In case that headline gave you heart palpitations, rest easy: Lorne Michaels isn’t exiting Saturday Night Live anytime soon. If and when the SNL executive producer does choose to depart his creation, though, Tina Fey wouldn’t be interested in picking up his mantle.
The subject came up in a recent interview with the Huffington Post, tied to Fey’s new comedy Admission. When the interviewer asks Fey if she might hypothetically want to step into Michaels’s shoes someday, the comedian immediately dismisses the idea: “Oh, SNL? I mean, I feel like SNL is so defined by Lorne’s taste and his sensibility. That’s why any time people have tried to imitate the format and make their own version of it, you’ll notice it never really quite happens,” Fey said.
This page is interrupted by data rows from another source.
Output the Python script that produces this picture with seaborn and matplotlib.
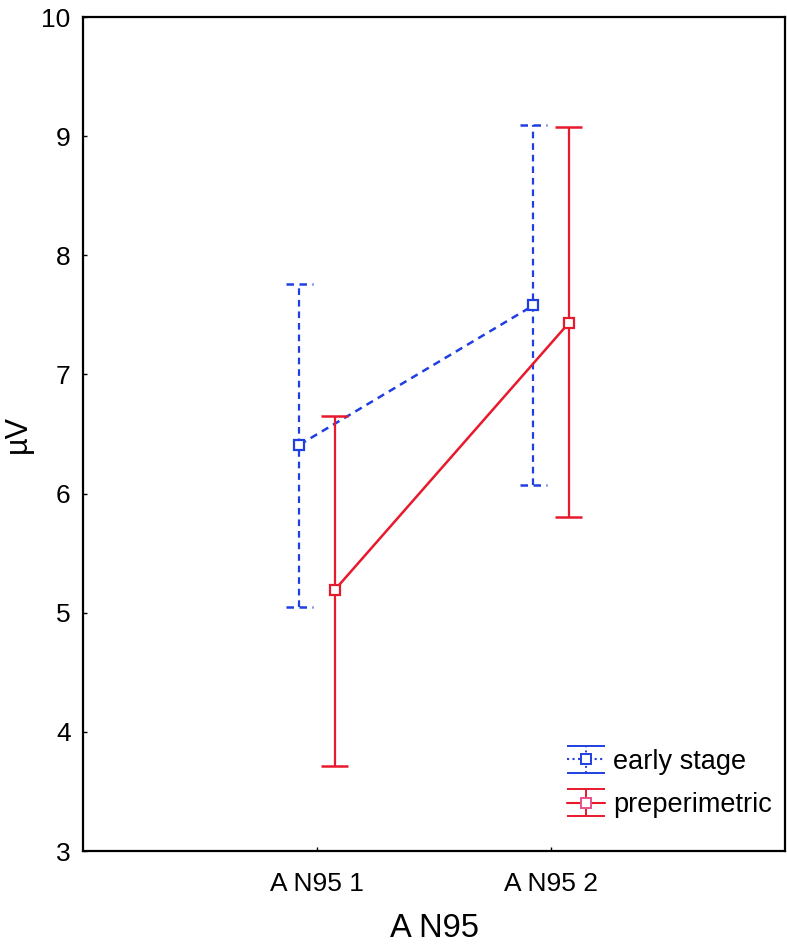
import numpy as np
import pandas as pd
import matplotlib
matplotlib.use("Agg")
import matplotlib.pyplot as plt
import seaborn as sns

# 数据
categories = ["A N95 1", "A N95 2"]
groups = ["early stage", "preperimetric"]
early_mean = [6.41, 7.58]
early_low = [5.05, 6.07]
early_high = [7.76, 9.09]
pre_mean = [5.19, 7.43]
pre_low = [3.71, 5.80]
pre_high = [6.65, 9.08]

colors = {"early stage": "#1f3fe0", "preperimetric": "#e8192c"}
dashed = {"early stage": True, "preperimetric": False}
offsets = {"early stage": -0.075, "preperimetric": 0.075}

sns.set_style("white")
plt.rcParams["font.family"] = ["Liberation Sans", "DejaVu Sans"]
for k in ["text.color", "axes.labelcolor", "xtick.color", "ytick.color"]:
    plt.rcParams[k] = "black"

df = pd.DataFrame({
    "cat": categories * 2,
    "group": [groups[0]] * 2 + [groups[1]] * 2,
    "mean": early_mean + pre_mean,
    "low": early_low + pre_low,
    "high": early_high + pre_high,
})
df["x"] = df["cat"].map({c: i for i, c in enumerate(categories)}) + df["group"].map(offsets)

fig = plt.figure(figsize=(7.87, 9.48), dpi=100)
ax = fig.add_axes([0.1055, 0.1023, 0.892, 0.8797])

dash = (0, (3, 2.2))
handles = []
for g in groups:
    sub = df[df["group"] == g]
    ls = dash if dashed[g] else "-"
    # 连线
    sns.lineplot(data=sub, x="x", y="mean", ax=ax, color=colors[g],
                 linewidth=1.8, legend=False, estimator=None, sort=False)
    ax.lines[-1].set_linestyle(ls)
    # 误差线
    ax.vlines(sub["x"], sub["low"], sub["high"], colors=colors[g],
              linewidth=1.6, linestyles=[ls])
    ax.hlines(pd.concat([sub["low"], sub["high"]]),
              pd.concat([sub["x"], sub["x"]]) - 0.056,
              pd.concat([sub["x"], sub["x"]]) + 0.056,
              colors=colors[g], linewidth=1.8, linestyles=[ls])
    ax.plot(sub["x"], sub["mean"], "s", ms=7.5, mfc="white",
            mec=colors[g], mew=1.6, zorder=5)
    # 图例句柄
    eb = ax.errorbar([np.nan], [np.nan], yerr=[[np.nan], [np.nan]], fmt="s",
                     ls=":" if dashed[g] else "-", ms=7, mfc="white",
                     mec=colors[g] if dashed[g] else "#e8508a", mew=1.4,
                     color=colors[g], ecolor=colors[g], elinewidth=1.4,
                     capsize=14, capthick=1.4 if dashed[g] else 2.0)
    if dashed[g]:
        eb.lines[2][0].set_linestyle(":")
    handles.append(eb)

ax.set_xlim(-1, 2)
ax.set_ylim(3, 10)
ax.set_xticks(range(len(categories)))
ax.set_xticklabels(categories)
ax.set_yticks(range(3, 11))
ax.set_xlabel("A N95", fontsize=23.5, labelpad=12)
ax.set_ylabel("µV", fontsize=22)
ax.yaxis.set_label_coords(-0.072, 0.5)
ax.tick_params(axis="both", direction="in", length=3, width=1, labelsize=19,
               pad=9, left=True, bottom=True)
ax.tick_params(axis="x", pad=15)
for s in ax.spines.values():
    s.set_color("black")
    s.set_linewidth(1.6)

ax.legend(handles=handles, labels=groups, loc="lower right", frameon=False,
          fontsize=19.5, handlelength=1.4, handletextpad=0.3, labelspacing=0.65,
          borderaxespad=0.1, bbox_to_anchor=(1.0, 0.023))

fig.savefig("out.png", dpi=100)
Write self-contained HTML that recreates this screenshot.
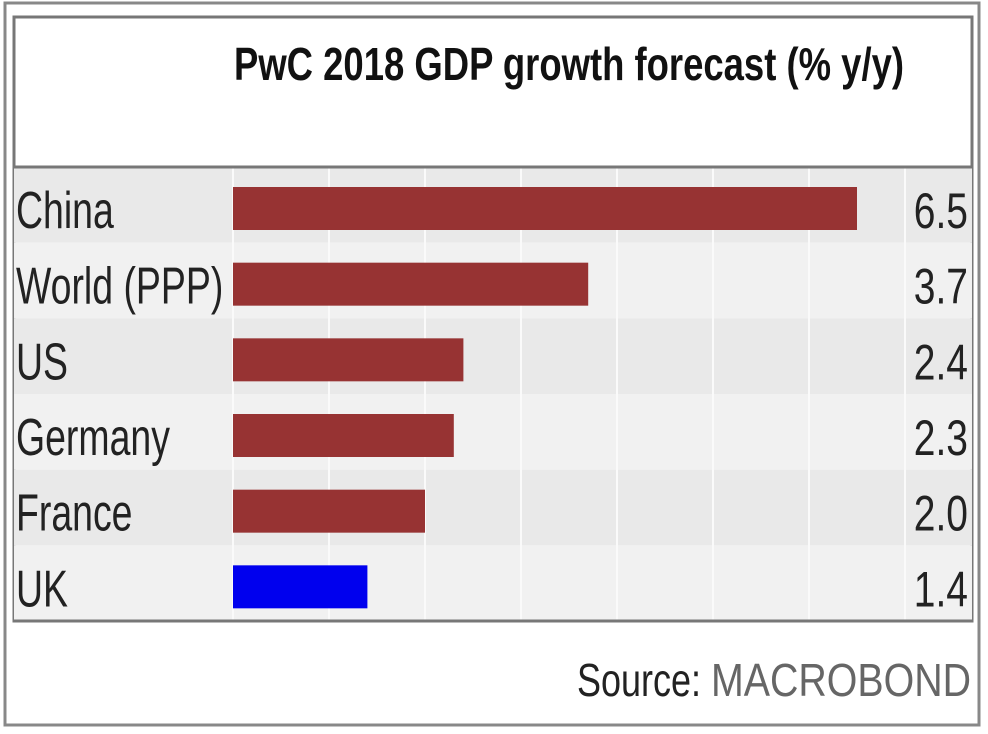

Furthermore, Fey believes SNL as an institution is so tied to Michaels that when he steps away from the show, it should end altogether: “He is the center of the show…when he wants to stop, it should just stop.”
Liz Lemon has a point. Saturday Night Live‘s least-loved season was its sixth, which was overseen by Jean Doumanian after Michaels resigned from the show, citing burnout. Audiences rejected her completely new cast and group of writers, with one notable exception — 19-year-old Eddie Murphy, who joined the show in November 1980. The Dick Ebersol years, which followed Doumanian’s disastrous tenure, were more well-received — Julia Louis-Dreyfus, Billy Crystal, and Martin Short all joined the show in that era — but SNL didn’t really regain its former glory until after the 1985-1986 season, when Michaels returned.
Still, it’s fun to imagine how Saturday Night Live might look if Tina were in the EP’s seat — provided she’s a better overseer than her 30 Rock alter ego. Her first act: Annuale for everyone, of course.